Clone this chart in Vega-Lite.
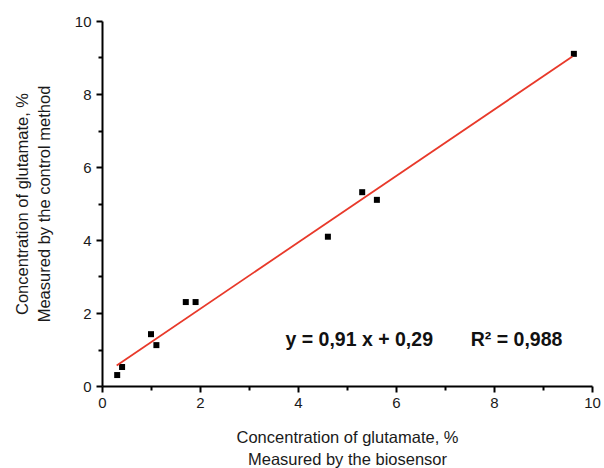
{
  "$schema": "https://vega.github.io/schema/vega-lite/v6.json",
  "width": 490,
  "height": 365,
  "autosize": "none",
  "padding": {"left": 102, "top": 21, "right": 12, "bottom": 82},
  "background": "white",
  "config": {
    "view": {"stroke": null},
    "font": "Liberation Sans",
    "axis": {
      "domainColor": "black",
      "domainWidth": 2,
      "tickColor": "black",
      "tickWidth": 2,
      "grid": false,
      "labelFlush": false,
      "labelColor": "#1a1a1a",
      "titleColor": "#1a1a1a",
      "labelFont": "Liberation Sans",
      "titleFont": "Liberation Sans",
      "labelFontSize": 15,
      "titleFontSize": 16.5,
      "titleFontWeight": "normal"
    }
  },
  "datasets": {
    "points": [
      {"x": 0.31, "y": 0.30},
      {"x": 0.41, "y": 0.52},
      {"x": 1.00, "y": 1.42},
      {"x": 1.11, "y": 1.12},
      {"x": 1.71, "y": 2.30},
      {"x": 1.91, "y": 2.30},
      {"x": 4.61, "y": 4.09},
      {"x": 5.31, "y": 5.31},
      {"x": 5.61, "y": 5.10},
      {"x": 9.63, "y": 9.10}
    ],
    "fit": [
      {"x": 0.30, "y": 0.563},
      {"x": 9.60, "y": 9.026}
    ],
    "label": [
      {"x": 5.25, "y": 1.26, "text": "y = 0,91 x + 0,29"},
      {"x": 8.46, "y": 1.26, "text": "R² = 0,988"}
    ]
  },
  "resolve": {"axis": {"x": "independent", "y": "independent"}},
  "layer": [
    {
      "data": {"name": "points"},
      "mark": {"type": "point", "shape": "square", "filled": true, "color": "black", "size": 36, "opacity": 1},
      "encoding": {
        "x": {"field": "x", "type": "quantitative",
          "scale": {"domain": [0, 10], "nice": false, "zero": false},
          "axis": {"orient": "bottom", "values": [0, 2, 4, 6, 8, 10], "tickSize": 6, "labelPadding": 3,
            "title": ["Concentration of glutamate, %", "Measured by the biosensor"], "titlePadding": 19, "titleLineHeight": 22}},
        "y": {"field": "y", "type": "quantitative",
          "scale": {"domain": [0, 10], "nice": false, "zero": false},
          "axis": {"orient": "left", "values": [0, 2, 4, 6, 8, 10], "tickSize": 6, "labelPadding": 5,
            "title": ["Concentration of glutamate, %", "Measured by the control method"], "titlePadding": 22, "titleLineHeight": 22}}
      }
    },
    {
      "data": {"name": "fit"},
      "mark": {"type": "line", "color": "#e8392a", "strokeWidth": 1.8},
      "encoding": {
        "x": {"field": "x", "type": "quantitative",
          "axis": {"orient": "bottom", "values": [1, 3, 5, 7, 9], "labels": false, "tickSize": 4, "domain": false, "title": null}},
        "y": {"field": "y", "type": "quantitative",
          "axis": {"orient": "left", "values": [1, 3, 5, 7, 9], "labels": false, "tickSize": 4, "domain": false, "title": null}}
      }
    },
    {
      "data": {"name": "label"},
      "mark": {"type": "text", "fontSize": 19.5, "fontWeight": "bold", "color": "#111", "font": "Liberation Sans", "align": "center", "baseline": "middle"},
      "encoding": {
        "x": {"field": "x", "type": "quantitative", "axis": null},
        "y": {"field": "y", "type": "quantitative", "axis": null},
        "text": {"field": "text"}
      }
    }
  ]
}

·····

■ To be done
Leave the pictures out and output the rest of the listing exactly.

■ Solution to the exercise
Clone this chart in Vega-Lite.
{
  "$schema": "https://vega.github.io/schema/vega-lite/v6.json",
  "width": 490,
  "height": 365,
  "autosize": "none",
  "padding": {"left": 102, "top": 21, "right": 12, "bottom": 82},
  "background": "white",
  "config": {
    "view": {"stroke": null},
    "font": "Liberation Sans",
    "axis": {
      "domainColor": "black",
      "domainWidth": 2,
      "tickColor": "black",
      "tickWidth": 2,
      "grid": false,
      "labelFlush": false,
      "labelColor": "#1a1a1a",
      "titleColor": "#1a1a1a",
      "labelFont": "Liberation Sans",
      "titleFont": "Liberation Sans",
      "labelFontSize": 15,
      "titleFontSize": 16.5,
      "titleFontWeight": "normal"
    }
  },
  "datasets": {
    "points": [
      {"x": 0.31, "y": 0.30},
      {"x": 0.41, "y": 0.52},
      {"x": 1.00, "y": 1.42},
      {"x": 1.11, "y": 1.12},
      {"x": 1.71, "y": 2.30},
      {"x": 1.91, "y": 2.30},
      {"x": 4.61, "y": 4.09},
      {"x": 5.31, "y": 5.31},
      {"x": 5.61, "y": 5.10},
      {"x": 9.63, "y": 9.10}
    ],
    "fit": [
      {"x": 0.30, "y": 0.563},
      {"x": 9.60, "y": 9.026}
    ],
    "label": [
      {"x": 5.25, "y": 1.26, "text": "y = 0,91 x + 0,29"},
      {"x": 8.46, "y": 1.26, "text": "R² = 0,988"}
    ]
  },
  "resolve": {"axis": {"x": "independent", "y": "independent"}},
  "layer": [
    {
      "data": {"name": "points"},
      "mark": {"type": "point", "shape": "square", "filled": true, "color": "black", "size": 36, "opacity": 1},
      "encoding": {
        "x": {"field": "x", "type": "quantitative",
          "scale": {"domain": [0, 10], "nice": false, "zero": false},
          "axis": {"orient": "bottom", "values": [0, 2, 4, 6, 8, 10], "tickSize": 6, "labelPadding": 3,
            "title": ["Concentration of glutamate, %", "Measured by the biosensor"], "titlePadding": 19, "titleLineHeight": 22}},
        "y": {"field": "y", "type": "quantitative",
          "scale": {"domain": [0, 10], "nice": false, "zero": false},
          "axis": {"orient": "left", "values": [0, 2, 4, 6, 8, 10], "tickSize": 6, "labelPadding": 5,
            "title": ["Concentration of glutamate, %", "Measured by the control method"], "titlePadding": 22, "titleLineHeight": 22}}
      }
    },
    {
      "data": {"name": "fit"},
      "mark": {"type": "line", "color": "#e8392a", "strokeWidth": 1.8},
      "encoding": {
        "x": {"field": "x", "type": "quantitative",
          "axis": {"orient": "bottom", "values": [1, 3, 5, 7, 9], "labels": false, "tickSize": 4, "domain": false, "title": null}},
        "y": {"field": "y", "type": "quantitative",
          "axis": {"orient": "left", "values": [1, 3, 5, 7, 9], "labels": false, "tickSize": 4, "domain": false, "title": null}}
      }
    },
    {
      "data": {"name": "label"},
      "mark": {"type": "text", "fontSize": 19.5, "fontWeight": "bold", "color": "#111", "font": "Liberation Sans", "align": "center", "baseline": "middle"},
      "encoding": {
        "x": {"field": "x", "type": "quantitative", "axis": null},
        "y": {"field": "y", "type": "quantitative", "axis": null},
        "text": {"field": "text"}
      }
    }
  ]
}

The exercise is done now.